WHAT THE EXERCISE ASKS: Reproduce, word for word, the span of lines starting at the line holding "Give me the React, TypeScript" and ending at the line holding "Chart.register(...registerables);". Omit every picture.

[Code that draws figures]
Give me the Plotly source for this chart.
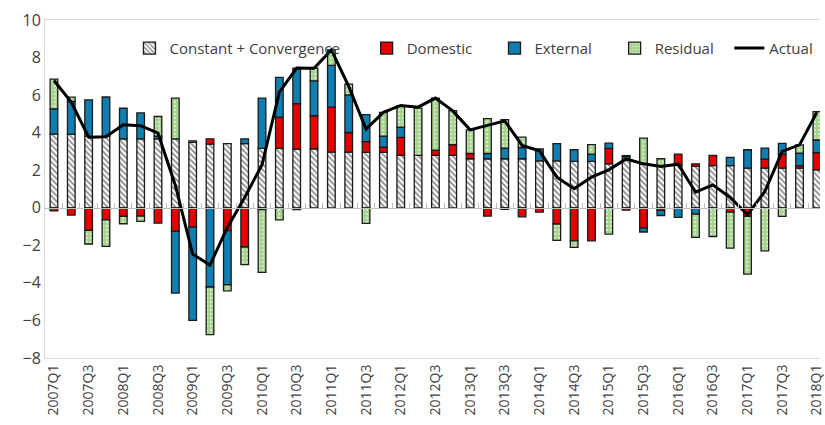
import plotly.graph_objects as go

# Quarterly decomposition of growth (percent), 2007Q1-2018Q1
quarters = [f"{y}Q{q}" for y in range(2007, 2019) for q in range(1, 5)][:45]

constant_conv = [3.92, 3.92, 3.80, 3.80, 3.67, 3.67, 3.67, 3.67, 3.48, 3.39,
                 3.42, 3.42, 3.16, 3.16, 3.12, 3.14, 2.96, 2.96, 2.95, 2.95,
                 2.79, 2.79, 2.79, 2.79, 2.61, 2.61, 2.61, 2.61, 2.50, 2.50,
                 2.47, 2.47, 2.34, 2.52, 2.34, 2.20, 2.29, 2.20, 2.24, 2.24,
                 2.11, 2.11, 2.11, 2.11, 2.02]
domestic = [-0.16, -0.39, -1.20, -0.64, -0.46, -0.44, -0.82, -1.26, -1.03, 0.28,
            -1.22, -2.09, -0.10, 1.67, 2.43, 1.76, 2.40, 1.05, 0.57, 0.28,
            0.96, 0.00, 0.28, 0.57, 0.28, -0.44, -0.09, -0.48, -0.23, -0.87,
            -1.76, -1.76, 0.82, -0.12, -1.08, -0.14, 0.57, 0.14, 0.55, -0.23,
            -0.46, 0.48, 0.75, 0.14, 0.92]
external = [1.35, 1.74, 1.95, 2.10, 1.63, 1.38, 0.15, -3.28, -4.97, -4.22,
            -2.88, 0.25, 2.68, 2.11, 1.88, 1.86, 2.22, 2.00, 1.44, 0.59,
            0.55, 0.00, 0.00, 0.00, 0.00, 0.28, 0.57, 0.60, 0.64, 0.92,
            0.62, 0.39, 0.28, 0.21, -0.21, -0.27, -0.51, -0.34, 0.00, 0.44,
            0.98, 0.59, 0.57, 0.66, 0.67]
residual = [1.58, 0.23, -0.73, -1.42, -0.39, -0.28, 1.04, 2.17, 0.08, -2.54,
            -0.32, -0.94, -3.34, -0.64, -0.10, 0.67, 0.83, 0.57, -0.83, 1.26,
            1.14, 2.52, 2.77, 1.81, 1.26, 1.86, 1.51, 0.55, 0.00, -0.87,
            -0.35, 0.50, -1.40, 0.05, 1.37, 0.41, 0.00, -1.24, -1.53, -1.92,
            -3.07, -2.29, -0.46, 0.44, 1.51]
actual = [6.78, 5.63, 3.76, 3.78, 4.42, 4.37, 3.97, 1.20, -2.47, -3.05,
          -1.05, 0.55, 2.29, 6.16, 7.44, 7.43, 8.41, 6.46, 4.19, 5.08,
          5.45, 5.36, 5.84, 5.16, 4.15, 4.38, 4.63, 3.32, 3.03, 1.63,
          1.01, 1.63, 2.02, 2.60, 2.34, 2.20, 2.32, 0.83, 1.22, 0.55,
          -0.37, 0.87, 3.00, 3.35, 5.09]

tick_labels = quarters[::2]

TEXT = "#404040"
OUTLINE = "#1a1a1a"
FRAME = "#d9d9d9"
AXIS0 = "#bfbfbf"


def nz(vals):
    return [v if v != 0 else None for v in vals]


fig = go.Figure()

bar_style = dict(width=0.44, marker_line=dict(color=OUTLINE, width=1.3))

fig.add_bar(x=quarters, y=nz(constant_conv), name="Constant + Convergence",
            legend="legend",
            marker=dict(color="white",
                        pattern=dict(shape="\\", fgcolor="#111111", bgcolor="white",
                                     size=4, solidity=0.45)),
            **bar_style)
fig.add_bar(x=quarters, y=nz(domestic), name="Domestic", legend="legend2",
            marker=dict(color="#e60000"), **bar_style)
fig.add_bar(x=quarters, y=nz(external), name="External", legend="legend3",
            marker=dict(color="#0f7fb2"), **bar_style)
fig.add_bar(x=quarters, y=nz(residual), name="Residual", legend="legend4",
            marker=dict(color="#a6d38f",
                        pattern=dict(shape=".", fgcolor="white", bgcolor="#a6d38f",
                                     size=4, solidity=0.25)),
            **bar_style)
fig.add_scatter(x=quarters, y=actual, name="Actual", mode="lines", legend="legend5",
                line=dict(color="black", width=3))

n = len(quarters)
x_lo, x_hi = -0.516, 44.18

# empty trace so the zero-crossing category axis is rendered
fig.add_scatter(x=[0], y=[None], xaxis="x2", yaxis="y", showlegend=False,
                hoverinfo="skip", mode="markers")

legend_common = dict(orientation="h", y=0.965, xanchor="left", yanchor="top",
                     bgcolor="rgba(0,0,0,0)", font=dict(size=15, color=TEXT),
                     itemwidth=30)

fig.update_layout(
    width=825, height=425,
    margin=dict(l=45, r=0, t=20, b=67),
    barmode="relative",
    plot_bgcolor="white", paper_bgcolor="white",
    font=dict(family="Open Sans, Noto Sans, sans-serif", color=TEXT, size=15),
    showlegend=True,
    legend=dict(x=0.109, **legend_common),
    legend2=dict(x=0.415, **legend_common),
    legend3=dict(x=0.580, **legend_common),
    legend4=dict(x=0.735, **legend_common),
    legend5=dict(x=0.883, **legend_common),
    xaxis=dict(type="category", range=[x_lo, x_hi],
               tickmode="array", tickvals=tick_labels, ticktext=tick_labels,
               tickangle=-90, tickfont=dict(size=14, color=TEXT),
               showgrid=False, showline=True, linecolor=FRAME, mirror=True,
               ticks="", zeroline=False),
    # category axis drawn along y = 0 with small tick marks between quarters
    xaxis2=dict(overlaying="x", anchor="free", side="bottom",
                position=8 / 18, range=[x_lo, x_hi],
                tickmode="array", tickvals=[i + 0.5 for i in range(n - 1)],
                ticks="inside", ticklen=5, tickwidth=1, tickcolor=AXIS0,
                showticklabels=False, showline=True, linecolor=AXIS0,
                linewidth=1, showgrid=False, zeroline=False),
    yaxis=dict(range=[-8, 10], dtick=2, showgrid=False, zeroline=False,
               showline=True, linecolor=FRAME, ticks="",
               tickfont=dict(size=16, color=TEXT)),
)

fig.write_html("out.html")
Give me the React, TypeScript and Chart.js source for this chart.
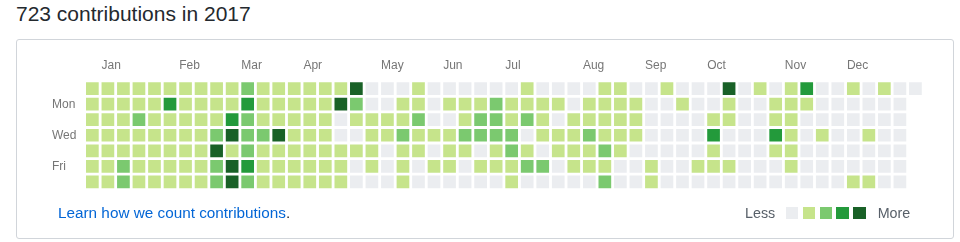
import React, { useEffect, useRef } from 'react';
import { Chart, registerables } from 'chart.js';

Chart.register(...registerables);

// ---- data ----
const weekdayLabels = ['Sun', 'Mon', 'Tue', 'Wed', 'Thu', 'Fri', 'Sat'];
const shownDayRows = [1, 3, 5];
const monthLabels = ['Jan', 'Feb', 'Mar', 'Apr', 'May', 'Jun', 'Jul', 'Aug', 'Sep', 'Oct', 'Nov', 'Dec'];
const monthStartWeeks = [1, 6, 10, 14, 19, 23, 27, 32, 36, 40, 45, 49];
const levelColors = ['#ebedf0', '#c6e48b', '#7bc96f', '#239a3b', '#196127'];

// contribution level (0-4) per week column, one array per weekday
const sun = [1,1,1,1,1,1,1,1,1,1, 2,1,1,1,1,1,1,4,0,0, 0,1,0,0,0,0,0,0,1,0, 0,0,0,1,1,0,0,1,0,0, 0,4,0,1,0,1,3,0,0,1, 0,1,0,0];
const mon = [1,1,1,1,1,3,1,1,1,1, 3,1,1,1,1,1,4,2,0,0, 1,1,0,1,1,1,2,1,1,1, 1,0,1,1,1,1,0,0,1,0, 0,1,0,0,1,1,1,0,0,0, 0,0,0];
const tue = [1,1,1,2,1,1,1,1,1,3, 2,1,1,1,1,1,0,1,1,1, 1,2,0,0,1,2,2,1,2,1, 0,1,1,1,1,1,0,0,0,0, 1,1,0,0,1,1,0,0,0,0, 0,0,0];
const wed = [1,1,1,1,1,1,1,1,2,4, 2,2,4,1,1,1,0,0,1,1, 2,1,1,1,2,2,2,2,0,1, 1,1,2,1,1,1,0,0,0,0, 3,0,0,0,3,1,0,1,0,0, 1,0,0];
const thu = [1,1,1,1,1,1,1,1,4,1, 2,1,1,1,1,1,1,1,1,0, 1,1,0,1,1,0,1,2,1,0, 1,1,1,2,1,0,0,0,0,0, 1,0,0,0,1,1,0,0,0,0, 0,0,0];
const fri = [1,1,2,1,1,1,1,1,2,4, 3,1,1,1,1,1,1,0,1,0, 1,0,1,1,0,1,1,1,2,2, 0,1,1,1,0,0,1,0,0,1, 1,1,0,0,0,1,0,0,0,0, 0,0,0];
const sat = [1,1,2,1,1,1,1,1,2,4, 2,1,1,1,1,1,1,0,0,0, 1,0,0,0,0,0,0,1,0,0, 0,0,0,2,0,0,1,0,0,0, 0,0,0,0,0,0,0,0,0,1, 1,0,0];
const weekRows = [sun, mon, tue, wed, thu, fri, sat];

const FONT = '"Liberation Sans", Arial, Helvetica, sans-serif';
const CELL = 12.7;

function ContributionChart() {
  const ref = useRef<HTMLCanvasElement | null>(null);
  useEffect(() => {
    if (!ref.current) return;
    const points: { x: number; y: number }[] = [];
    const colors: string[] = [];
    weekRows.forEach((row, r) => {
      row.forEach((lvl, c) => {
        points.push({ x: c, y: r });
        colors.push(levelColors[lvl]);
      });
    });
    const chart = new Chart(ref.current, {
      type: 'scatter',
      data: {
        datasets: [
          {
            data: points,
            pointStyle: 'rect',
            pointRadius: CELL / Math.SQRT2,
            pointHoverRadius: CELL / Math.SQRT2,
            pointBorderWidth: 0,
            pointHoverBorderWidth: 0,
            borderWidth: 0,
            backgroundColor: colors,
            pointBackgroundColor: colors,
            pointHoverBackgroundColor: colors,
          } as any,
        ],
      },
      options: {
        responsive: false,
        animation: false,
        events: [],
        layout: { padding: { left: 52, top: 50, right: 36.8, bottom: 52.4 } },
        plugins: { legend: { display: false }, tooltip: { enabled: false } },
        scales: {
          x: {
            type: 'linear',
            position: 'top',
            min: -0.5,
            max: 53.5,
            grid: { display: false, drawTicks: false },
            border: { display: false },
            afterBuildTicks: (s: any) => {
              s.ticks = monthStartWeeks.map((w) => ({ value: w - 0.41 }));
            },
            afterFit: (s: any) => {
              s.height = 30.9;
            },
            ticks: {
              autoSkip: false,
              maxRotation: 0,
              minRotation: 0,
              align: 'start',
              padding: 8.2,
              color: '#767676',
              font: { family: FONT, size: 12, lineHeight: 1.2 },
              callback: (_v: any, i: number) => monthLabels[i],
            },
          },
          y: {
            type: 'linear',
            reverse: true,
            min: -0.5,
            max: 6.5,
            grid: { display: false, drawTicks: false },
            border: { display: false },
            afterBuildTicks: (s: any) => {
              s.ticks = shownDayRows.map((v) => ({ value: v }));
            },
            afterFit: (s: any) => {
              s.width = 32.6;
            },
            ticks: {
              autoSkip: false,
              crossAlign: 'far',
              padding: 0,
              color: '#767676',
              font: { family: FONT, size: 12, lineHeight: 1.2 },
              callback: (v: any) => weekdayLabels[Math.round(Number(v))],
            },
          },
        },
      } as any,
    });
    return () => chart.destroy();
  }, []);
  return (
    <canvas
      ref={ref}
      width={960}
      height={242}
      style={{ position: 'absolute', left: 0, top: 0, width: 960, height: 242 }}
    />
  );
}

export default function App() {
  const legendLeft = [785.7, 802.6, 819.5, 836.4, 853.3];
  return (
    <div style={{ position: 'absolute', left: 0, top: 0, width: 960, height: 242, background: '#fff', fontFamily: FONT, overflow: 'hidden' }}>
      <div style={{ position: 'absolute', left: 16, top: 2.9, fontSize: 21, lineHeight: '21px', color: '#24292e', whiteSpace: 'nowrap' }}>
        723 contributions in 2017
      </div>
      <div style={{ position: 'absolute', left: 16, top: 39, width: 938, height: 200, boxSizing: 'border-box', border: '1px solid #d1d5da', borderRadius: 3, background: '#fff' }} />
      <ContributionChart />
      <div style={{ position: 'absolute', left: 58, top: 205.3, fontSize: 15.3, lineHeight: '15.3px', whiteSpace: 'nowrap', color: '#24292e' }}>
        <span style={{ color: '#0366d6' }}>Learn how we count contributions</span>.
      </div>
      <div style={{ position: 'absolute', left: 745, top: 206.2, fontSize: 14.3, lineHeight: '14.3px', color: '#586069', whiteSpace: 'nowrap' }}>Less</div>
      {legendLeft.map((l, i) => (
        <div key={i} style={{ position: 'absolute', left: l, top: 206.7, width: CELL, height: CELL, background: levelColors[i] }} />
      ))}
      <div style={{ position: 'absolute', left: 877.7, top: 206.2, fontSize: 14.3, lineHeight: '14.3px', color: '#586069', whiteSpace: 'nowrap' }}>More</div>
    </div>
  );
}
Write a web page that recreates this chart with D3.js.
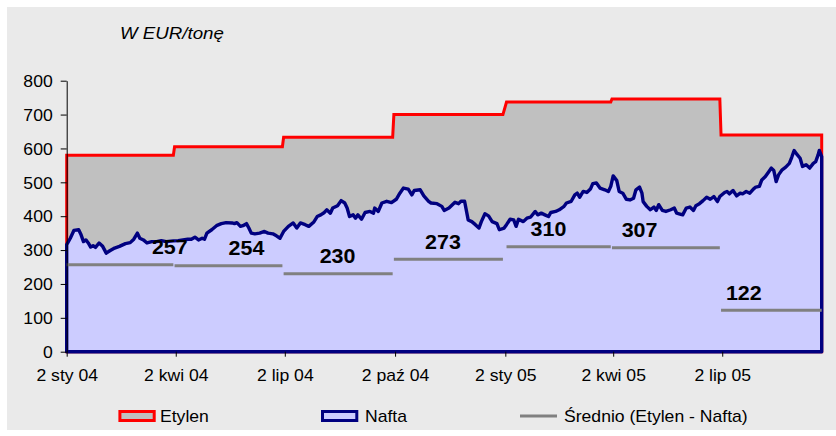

RESPONSE BELOW:
Give me the React, TypeScript and Chart.js source for this chart.
import React, { useEffect, useRef } from 'react';
import { Chart, registerables } from 'chart.js';

Chart.register(...registerables);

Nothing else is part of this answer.